### Task to carry out
Transcribe only the lines from the line with "Emit a Python" through the line with "0.005, 0.003, 0.001]", exactly, counting both of those lines as part of the stretch.

### Material
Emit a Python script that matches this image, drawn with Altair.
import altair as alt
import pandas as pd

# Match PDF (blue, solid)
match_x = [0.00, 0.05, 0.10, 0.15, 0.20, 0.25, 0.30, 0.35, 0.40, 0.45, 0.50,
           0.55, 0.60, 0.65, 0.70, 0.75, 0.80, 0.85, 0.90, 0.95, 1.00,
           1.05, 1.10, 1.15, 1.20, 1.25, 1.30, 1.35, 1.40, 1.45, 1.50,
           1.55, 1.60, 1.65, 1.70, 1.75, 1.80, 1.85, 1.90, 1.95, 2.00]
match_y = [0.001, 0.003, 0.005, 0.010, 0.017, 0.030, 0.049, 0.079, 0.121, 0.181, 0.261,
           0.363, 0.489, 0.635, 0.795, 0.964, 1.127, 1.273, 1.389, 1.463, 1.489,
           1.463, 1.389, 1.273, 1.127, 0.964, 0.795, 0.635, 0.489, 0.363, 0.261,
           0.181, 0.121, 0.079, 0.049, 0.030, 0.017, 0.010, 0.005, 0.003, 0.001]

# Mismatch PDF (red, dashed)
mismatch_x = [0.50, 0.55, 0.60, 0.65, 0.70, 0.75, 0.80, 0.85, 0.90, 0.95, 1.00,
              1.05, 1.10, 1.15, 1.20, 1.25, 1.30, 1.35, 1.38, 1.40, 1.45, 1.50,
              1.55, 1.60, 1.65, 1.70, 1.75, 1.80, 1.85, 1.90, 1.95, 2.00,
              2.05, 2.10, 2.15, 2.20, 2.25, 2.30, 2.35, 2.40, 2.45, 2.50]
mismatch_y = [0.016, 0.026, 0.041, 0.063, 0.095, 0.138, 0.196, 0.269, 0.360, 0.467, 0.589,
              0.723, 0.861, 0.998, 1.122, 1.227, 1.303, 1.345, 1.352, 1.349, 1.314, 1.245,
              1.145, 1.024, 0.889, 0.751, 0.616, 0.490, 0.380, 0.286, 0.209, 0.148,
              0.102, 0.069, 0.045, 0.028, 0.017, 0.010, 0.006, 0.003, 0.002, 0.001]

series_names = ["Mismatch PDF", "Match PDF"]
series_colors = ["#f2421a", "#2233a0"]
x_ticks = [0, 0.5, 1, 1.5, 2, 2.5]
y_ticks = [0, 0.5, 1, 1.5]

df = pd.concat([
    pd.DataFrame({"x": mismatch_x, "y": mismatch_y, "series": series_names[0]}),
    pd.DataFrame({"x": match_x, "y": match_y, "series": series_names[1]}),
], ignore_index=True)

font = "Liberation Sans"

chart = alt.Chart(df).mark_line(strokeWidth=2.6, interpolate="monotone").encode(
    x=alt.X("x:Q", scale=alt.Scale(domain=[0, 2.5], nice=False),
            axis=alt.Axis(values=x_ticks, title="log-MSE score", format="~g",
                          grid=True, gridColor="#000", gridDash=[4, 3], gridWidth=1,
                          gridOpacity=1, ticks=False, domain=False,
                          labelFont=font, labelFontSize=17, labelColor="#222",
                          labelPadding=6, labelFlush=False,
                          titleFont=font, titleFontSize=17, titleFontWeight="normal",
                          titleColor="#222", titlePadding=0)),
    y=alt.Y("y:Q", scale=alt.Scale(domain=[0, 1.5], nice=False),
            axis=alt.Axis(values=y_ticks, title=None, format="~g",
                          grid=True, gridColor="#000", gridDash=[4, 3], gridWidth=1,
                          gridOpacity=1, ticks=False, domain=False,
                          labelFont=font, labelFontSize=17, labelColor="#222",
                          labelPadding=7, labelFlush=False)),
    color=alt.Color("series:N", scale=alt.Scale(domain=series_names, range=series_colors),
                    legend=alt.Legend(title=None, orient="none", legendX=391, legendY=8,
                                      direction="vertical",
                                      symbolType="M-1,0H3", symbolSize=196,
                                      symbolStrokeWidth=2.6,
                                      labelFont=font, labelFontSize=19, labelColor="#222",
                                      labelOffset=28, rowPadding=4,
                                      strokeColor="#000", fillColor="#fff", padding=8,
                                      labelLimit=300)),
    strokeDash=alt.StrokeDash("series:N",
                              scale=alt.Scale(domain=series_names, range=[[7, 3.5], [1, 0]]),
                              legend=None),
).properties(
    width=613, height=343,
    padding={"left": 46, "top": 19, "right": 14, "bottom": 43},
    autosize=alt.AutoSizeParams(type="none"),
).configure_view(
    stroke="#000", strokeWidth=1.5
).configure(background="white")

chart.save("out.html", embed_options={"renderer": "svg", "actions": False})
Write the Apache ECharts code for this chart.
--
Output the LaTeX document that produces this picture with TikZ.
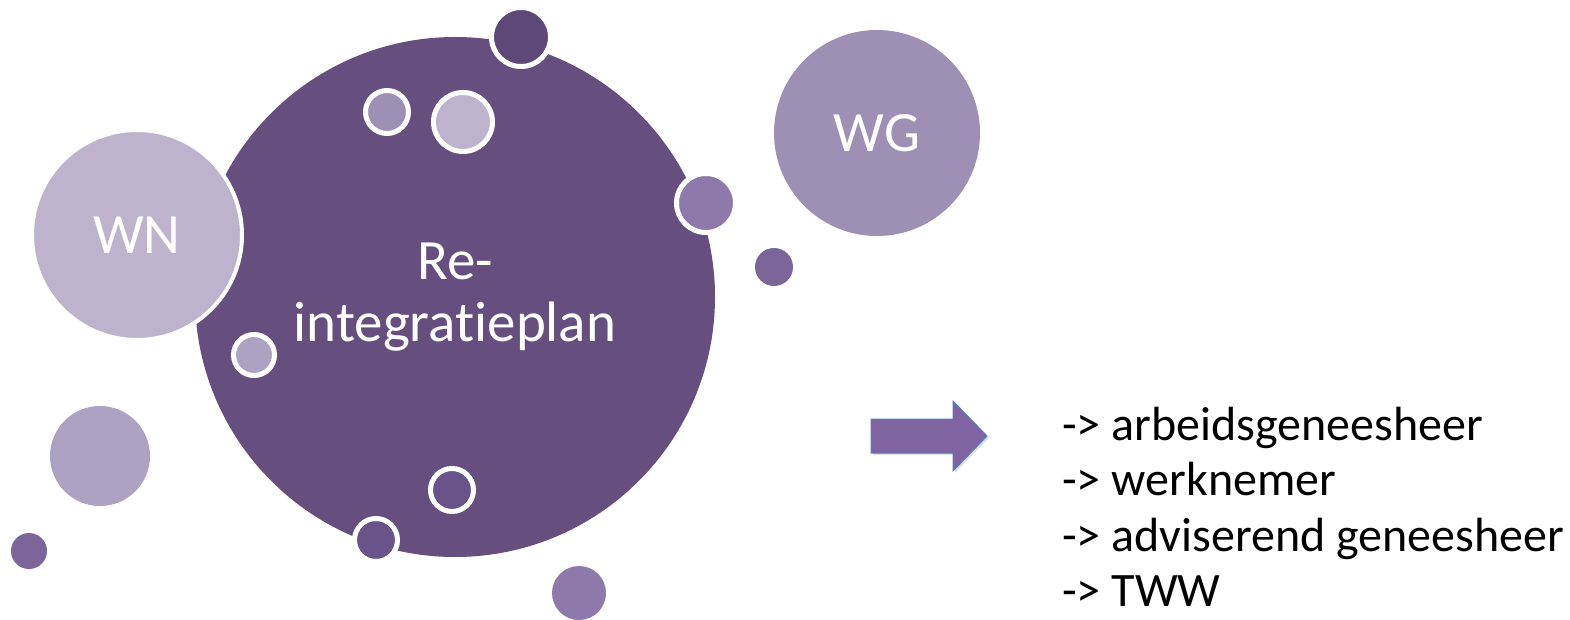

### Response below
Emit a Python script that matches this image, drawn with Altair.
import altair as alt
import pandas as pd

# Match PDF (blue, solid)
match_x = [0.00, 0.05, 0.10, 0.15, 0.20, 0.25, 0.30, 0.35, 0.40, 0.45, 0.50,
           0.55, 0.60, 0.65, 0.70, 0.75, 0.80, 0.85, 0.90, 0.95, 1.00,
           1.05, 1.10, 1.15, 1.20, 1.25, 1.30, 1.35, 1.40, 1.45, 1.50,
           1.55, 1.60, 1.65, 1.70, 1.75, 1.80, 1.85, 1.90, 1.95, 2.00]
match_y = [0.001, 0.003, 0.005, 0.010, 0.017, 0.030, 0.049, 0.079, 0.121, 0.181, 0.261,
           0.363, 0.489, 0.635, 0.795, 0.964, 1.127, 1.273, 1.389, 1.463, 1.489,
           1.463, 1.389, 1.273, 1.127, 0.964, 0.795, 0.635, 0.489, 0.363, 0.261,
           0.181, 0.121, 0.079, 0.049, 0.030, 0.017, 0.010, 0.005, 0.003, 0.001]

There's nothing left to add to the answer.